Sam & Max Hit the Road – Steve Purcell’s comic characters have made a recent resurgence with their Telltale Games collection, and while good in their own right; everyone’s favorite Dog and “hyperkinetic rabbity thing” buddy-cop duo’s greatest adventure lies back in the past. The glorious 2D past.

The Secret of Monkey Island – A hero emerges. And his name is Threepwood. Guybrush Threepwood. What IS the secret of Monkey Island, you ask? Well, see, it’s actually… Hey look, a three-headed monkey!

The Secret of Monkey Island 2 – Maybe the strangest ending ever to a game that otherwise made sense. Is it all a big joke? Or are we supposed to take it at face value? No one knows. But what I do know is that this game contains some of the most fiendishly difficult puzzles the medium has ever seen and one truly hilarious joke after another.

Shadow of the Colossus – Possibly the most epic game ever created. It’s not that it’s big, or long, but the David vs. Goliath nature of the tale of one adolescent boy overcoming larger and larger obstacles in a desolate land in order to resurrect the woman he loves in a truly moving tale. It’s also a puzzle game, though it may not look like it at the outset. Those with a bit of patience will find themselves well rewarded.

Silent Hill 2 – Joe’s pick for most romantic game evah! Creepy, atmospheric, and more than a little disturbing, Silent Hill 2 tells a fantastic standalone tale that newcomers to the series can fully appreciate. A rich, multilayered narrative lies at the still-beating telltale heart of this game, and you’d all do best to discover it.

Snatcher – Featuring Metal Gear as R2-D2, this early Kojima production puts you in the shoes of the unfortunately named Gillian Seed, a government agent in charge of hunting down renegade androids. Though it may have more than a few similarities to a certain Ridley Scott/ Harrison Ford collaboration, Snatcher wins bonus points for its funny dialogue and graphic rendering of a decapitated corpse.

Tomb Raider: Anniversary – Before Lara became James bond with boobs, she was Indiana Jones (with boobs). Focusing far more on puzzles and platforming than gunplay, Tomb Raider: Anniversary is the best iteration of the series yet, and the one to fulfill the promise of exploring haunted, desolate tombs the most. Quiet, haunting, beautiful, and challenging, TR: A (TNA?) should be played by anyone with even a passing interest in tomb raiding.
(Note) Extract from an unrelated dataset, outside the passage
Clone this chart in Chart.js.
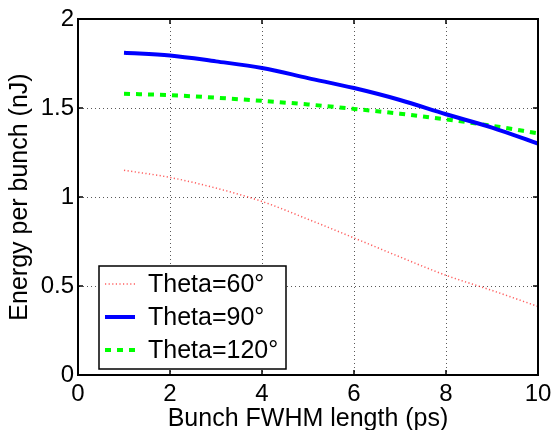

Zack & Wiki: Quest for Barbaros’ Treasure – Zack and Wiki are terrible characters. It hurts my eyes just to look at them. Their story is stupid, the Wii motion-controls are finicky, and if they actually existed, I bet they’d smell. Their game also houses some of the most brilliant puzzles in gaming in the last decade. Particularly the bits in the haunted house. Not quite the next Monkey Island, but a huge step in the right direction. Shame it didn’t sell at all.